Mirrors control chemical selectivity
A chemical reaction transforms the molecules that make up matter. To influence chemical reactions, chemists typically act on the molecules themselves, rather than the space in which the reaction takes places. However, researchers at the University of Strasbourg have shown that chemical reactions can indeed be influenced simply by conducting them between two appropriately spaced mirrors, kept only micrometers apart, a vessel physicist call an "optical cavity".
Inside these microscopic "optical cavities", like everywhere else in the universe, electromagnetic fluctuations happen, even in the dark. These fluctuations can be thought of as waves confined between two walls. When the walls are spaced at a suitable distance, the waves are amplified, just as the movement of a swing is amplified when pushed at regular intervals corresponding to its swinging frequency. When a liquid is injected between the walls of the cavity, the electromagnetic fluctuations interact with the molecules inside, provided that the cavity resonates with one of the molecule's vibrations. If the interaction is strong enough, the vibrations and optical resonance form hybrid states (half photonic, half vibrational). In that case, the molecules can be said to be under the influence of vibrational strong coupling (VSC).
The teams of professors Thomas Ebbesen and Joseph Moran, specialized in nanoscience and chemical catalysis, respectively, began a collaboration in 2015 to try to understand if VSC could have an effect on chemical reactions. The following year, they published a first article showing that it is possible to slow down the deprotection of a trimethylsilyl protecting group by fluoride by a factor of five.
These promising results led them to try to control the selectivity of chemical reactions by VSC. In other words, to study the possibility of promoting the formation of one product over another in a transformation that could give two different outcomes. For this purpose, they designed a substrate comprising two distinct silyl groups that can react with the fluoride ion to form two different products. By tuning the optical cavity to different vibrations of the molecule, they could not only change the relative yield of two products, but also show which vibrations are involved in the reaction mechanism.

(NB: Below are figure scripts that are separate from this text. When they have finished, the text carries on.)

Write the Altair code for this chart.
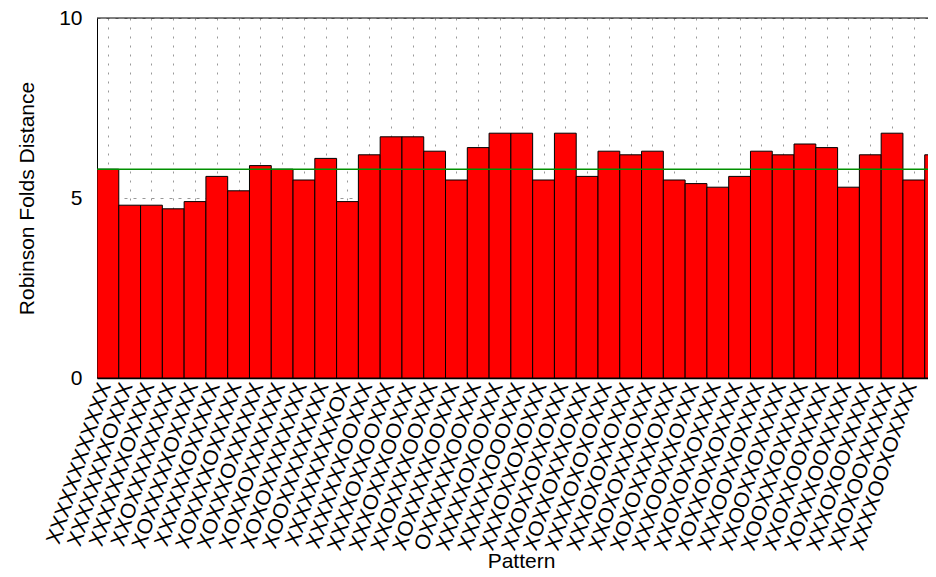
import json
import altair as alt
import pandas as pd

# ---- data ----
patterns = [
    "XXXXXXXXXXXX", "XXXXXXXXOXXX", "XXXXXXXOXXXX", "XXOXXXXXXXXX",
    "XOXXXXXOXXXX", "XXXXXXOXXXXX", "XOXXXXOXXXXX", "XOXXXOXXXXXX",
    "XOXXOXXXXXXX", "XOXOXXXXXXXX", "XOOXXXXXXXXX", "XXXXXXXXXXOX",
    "XXXXXXXOOXXX", "XXXXOXXOOXXX", "XXXOXXXOOXXX", "XXOXXXXOOXXX",
    "XOXXXXXOOXXX", "OXXXXXXOOXXX", "XXXXXOXOOXXX", "XXXXXXOOOXXX",
    "XXXOXXOXOXXX", "XXOXXOXXOXXX", "XOXXOXXXOXXX", "XXXXOXOXOXXX",
    "XXXOXOXXOXXX", "XXOXOXXXOXXX", "XOXOXXXXOXXX", "XXXOOXXXOXXX",
    "XXOXOXXOXXXX", "XOXXOXXOXXXX", "XXXOOXXOXXXX", "XXOOXXOXXXXX",
    "XOOXXXOXXXXX", "XXOXXOOXXXXX", "XOXXXOOXXXXX", "XXXOXOOXXXXX",
    "XXOXOOXXXXXX", "XXXXOOXOXXXX", "XXXXXOOOXXXX",
]
distances = [
    5.8, 4.8, 4.8, 4.7, 4.9, 5.6, 5.2, 5.9, 5.8, 5.5,
    6.1, 4.9, 6.2, 6.7, 6.7, 6.3, 5.5, 6.4, 6.8, 6.8,
    5.5, 6.8, 5.6, 6.3, 6.2, 6.3, 5.5, 5.4, 5.3, 5.6,
    6.3, 6.2, 6.5, 6.4, 5.3, 6.2, 6.8, 5.5, 6.2,
]
mean_distance = 5.8
y_ticks = [0, 5, 10]
y_max = 10
visible_bars = 38.15  # the reference is cropped inside the last bar

df = pd.DataFrame({
    "idx": list(range(len(patterns))),
    "pattern": patterns,
    "distance": distances,
})
mean_df = pd.DataFrame({"m": [mean_distance]})
top_df = pd.DataFrame({"top": [y_max]})

FONT = "Liberation Sans"
label_expr = json.dumps(patterns) + "[floor(datum.value)]"
tick_vals = [i + 0.5 for i in range(len(patterns))]

x_scale = alt.Scale(domain=[0, visible_bars], nice=False, zero=False)
y_scale = alt.Scale(domain=[0, y_max], nice=False)

x_axis = alt.Axis(
    values=tick_vals, labelExpr=label_expr, labelAngle=-72,
    labelFontSize=21, labelFont=FONT, labelColor="black",
    labelOverlap=False, labelFlush=False, labelLimit=400,
    labelPadding=5, labelOffset=-3, tickSize=0,
    domainColor="black", domainWidth=1.5,
    grid=True, gridColor="#999999", gridDash=[2, 7], gridWidth=1,
    title="Pattern", titleFont=FONT, titleFontSize=21,
    titleFontWeight="normal", titleColor="black",
    titleX=424, titleY=189, titleBaseline="alphabetic", titleAlign="center",
)
y_axis = alt.Axis(
    values=y_ticks, labelFontSize=21, labelFont=FONT, labelColor="black",
    labelPadding=15, tickSize=0, domainColor="black", domainWidth=1,
    grid=True, gridColor="#999999", gridDash=[3, 6], gridWidth=1,
    title="Robinson Folds Distance", titleFont=FONT, titleFontSize=21,
    titleFontWeight="normal", titleColor="black",
    titleX=-64, titleY=180, titleBaseline="alphabetic", titleAlign="center",
)

bars = alt.Chart(df).transform_calculate(
    idx_end="datum.idx + 1"
).mark_bar(color="#ff0000", stroke="black", strokeWidth=1, clip=True).encode(
    x=alt.X("idx:Q", scale=x_scale, axis=x_axis),
    x2="idx_end:Q",
    y=alt.Y("distance:Q", scale=y_scale, axis=y_axis),
    y2=alt.datum(0),
)

mean_line = alt.Chart(mean_df).mark_rule(color="#009000", strokeWidth=1.5).encode(
    y=alt.Y("m:Q", scale=y_scale)
)

top_border = alt.Chart(top_df).mark_rule(color="black", strokeWidth=1).encode(
    y=alt.Y("top:Q", scale=y_scale)
)

chart = alt.layer(bars, mean_line, top_border).properties(
    width=831, height=360,
    autosize=alt.AutoSizeParams(type="none"),
    padding={"left": 89, "top": 10, "right": 0, "bottom": 191},
    background="white",
).configure_view(stroke=None)

chart.save("out.html", embed_options={"renderer": "svg", "actions": False})
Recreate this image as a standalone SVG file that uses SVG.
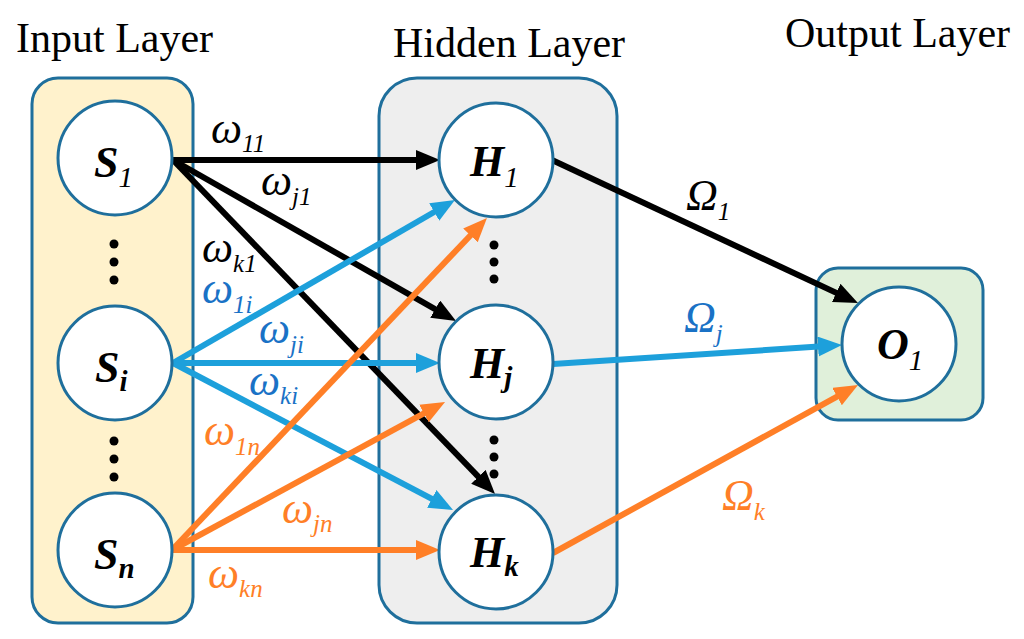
<svg xmlns="http://www.w3.org/2000/svg" width="1024" height="639" viewBox="0 0 1024 639">
<style>
.title{font-family:"Liberation Serif","DejaVu Serif",serif;font-size:42px;fill:#000}
.box{stroke:#1F6F9C;stroke-width:3}
.node{fill:#fff;stroke:#1F6F9C;stroke-width:3}
.nl{font-family:"Liberation Serif","DejaVu Serif",serif;font-size:44px;font-weight:bold;font-style:italic;fill:#000}
.sub{font-size:29px}
.subn{font-size:29px;font-weight:normal}
.w{font-family:"Liberation Serif","DejaVu Serif",serif;font-size:44px;font-style:italic}
.ws{font-size:25px}
.k{stroke:#000;stroke-width:6;fill:none}
.b{stroke:#1DA0DB;stroke-width:6;fill:none}
.o{stroke:#FF7F27;stroke-width:6;fill:none}
.tk{fill:#000}
.tb{fill:#1A72C6}
.to{fill:#FF7F27}
</style>
<defs>
<marker id="ak" markerUnits="userSpaceOnUse" markerWidth="26" markerHeight="22" refX="12" refY="10" orient="auto"><path d="M0,0 L24,10 L0,20 Z" fill="#000"/></marker>
<marker id="ab" markerUnits="userSpaceOnUse" markerWidth="26" markerHeight="22" refX="12" refY="10" orient="auto"><path d="M0,0 L24,10 L0,20 Z" fill="#1DA0DB"/></marker>
<marker id="ao" markerUnits="userSpaceOnUse" markerWidth="26" markerHeight="22" refX="12" refY="10" orient="auto"><path d="M0,0 L24,10 L0,20 Z" fill="#FF7F27"/></marker>
</defs>
<rect width="1024" height="639" fill="#fff"/>
<text class="title" x="16" y="52">Input Layer</text>
<text class="title" x="393" y="57">Hidden Layer</text>
<text class="title" x="785" y="47">Output Layer</text>

<g id="input-layer">
<rect class="box" x="32" y="78" width="161" height="545" rx="26" fill="#FFF2CC"/>
<g fill="#000"><circle cx="114" cy="244" r="4.5"/><circle cx="114" cy="262" r="4.5"/><circle cx="114" cy="280" r="4.5"/><circle cx="114" cy="441" r="4.5"/><circle cx="114" cy="459" r="4.5"/><circle cx="114" cy="477" r="4.5"/></g>
</g>
<g id="hidden-layer">
<rect class="box" x="379" y="78" width="238" height="545" rx="38" fill="#EEEEEE"/>
<g fill="#000"><circle cx="494" cy="245" r="4.5"/><circle cx="494" cy="262" r="4.5"/><circle cx="494" cy="279" r="4.5"/><circle cx="494" cy="440" r="4.5"/><circle cx="494" cy="457" r="4.5"/><circle cx="494" cy="474" r="4.5"/></g>
</g>
<g id="output-layer">
<rect class="box" x="816" y="268" width="167" height="152" rx="22" fill="#E0F0DA"/>
</g>

<g id="connectors">
<line class="k" x1="173" y1="160" x2="428" y2="160" marker-end="url(#ak)"/>
<line class="k" x1="173" y1="160" x2="445.6" y2="315.1" marker-end="url(#ak)"/>
<line class="k" x1="173" y1="160" x2="486.7" y2="485.4" marker-end="url(#ak)"/>
<line class="b" x1="173" y1="363" x2="444.6" y2="206" marker-end="url(#ab)"/>
<line class="b" x1="173" y1="363" x2="428" y2="363" marker-end="url(#ab)"/>
<line class="b" x1="173" y1="363" x2="442.4" y2="504.4" marker-end="url(#ab)"/>
<line class="o" x1="172" y1="550" x2="478.7" y2="226.7" marker-end="url(#ao)"/>
<line class="o" x1="172" y1="550" x2="434.5" y2="407.7" marker-end="url(#ao)"/>
<line class="o" x1="172" y1="550" x2="428" y2="550" marker-end="url(#ao)"/>
<line class="k" x1="552" y1="160" x2="847.1" y2="297.9" marker-end="url(#ak)"/>
<line class="b" x1="553" y1="364" x2="830" y2="345.8" marker-end="url(#ab)"/>
<line class="o" x1="553" y1="553" x2="847.5" y2="390.8" marker-end="url(#ao)"/>
<text class="w tk" x="211" y="143">ω<tspan class="ws" dy="9">11</tspan></text>
<text class="w tk" x="261" y="195">ω<tspan class="ws" dy="10">j1</tspan></text>
<text class="w tk" x="202" y="262">ω<tspan class="ws" dy="10">k1</tspan></text>
<text class="w tb" x="202" y="303">ω<tspan class="ws" dy="10">1i</tspan></text>
<text class="w tb" x="259" y="343">ω<tspan class="ws" dy="10">ji</tspan></text>
<text class="w tb" x="249" y="395">ω<tspan class="ws" dy="9">ki</tspan></text>
<text class="w to" x="204" y="445">ω<tspan class="ws" dy="10">1n</tspan></text>
<text class="w to" x="282" y="523">ω<tspan class="ws" dy="9">jn</tspan></text>
<text class="w to" x="208" y="588">ω<tspan class="ws" dy="9">kn</tspan></text>
<text class="w tk" x="686" y="210">Ω<tspan class="ws" dy="10">1</tspan></text>
<text class="w tb" x="684" y="332">Ω<tspan class="ws" dy="10">j</tspan></text>
<text class="w to" x="722" y="510">Ω<tspan class="ws" dy="10">k</tspan></text>
</g>

<g id="S1"><circle class="node" cx="115" cy="158" r="57"/><text class="nl" x="94" y="177">S<tspan class="subn" dy="10">1</tspan></text></g>
<g id="Si"><circle class="node" cx="115" cy="363" r="57"/><text class="nl" x="95" y="382">S<tspan class="sub" dy="9">i</tspan></text></g>
<g id="Sn"><circle class="node" cx="115" cy="550" r="57"/><text class="nl" x="94" y="569">S<tspan class="sub" dy="9">n</tspan></text></g>
<g id="H1"><circle class="node" cx="496" cy="160" r="57"/><text class="nl" x="470" y="176">H<tspan class="subn" dy="11">1</tspan></text></g>
<g id="Hj"><circle class="node" cx="496" cy="362" r="57"/><text class="nl" x="470" y="378">H<tspan class="sub" dy="9">j</tspan></text></g>
<g id="Hk"><circle class="node" cx="496" cy="552" r="57"/><text class="nl" x="470" y="567">H<tspan class="sub" dy="9">k</tspan></text></g>
<g id="O1"><circle class="node" cx="899" cy="344" r="57"/><text class="nl" x="877" y="359">O<tspan class="subn" dy="11">1</tspan></text></g>
</svg>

This pioneering discovery is a proof of concept that opens the way to control chemical reactions by simple physical means: by adjusting the distance between two mirrors in the dark. Moreover, it is a tool to understand fundamental chemical reactivity. But the collaboration between the two teams does not stop there. They are currently studying other types of reactions to try to understand the rules that govern chemistry under the influence of VSC.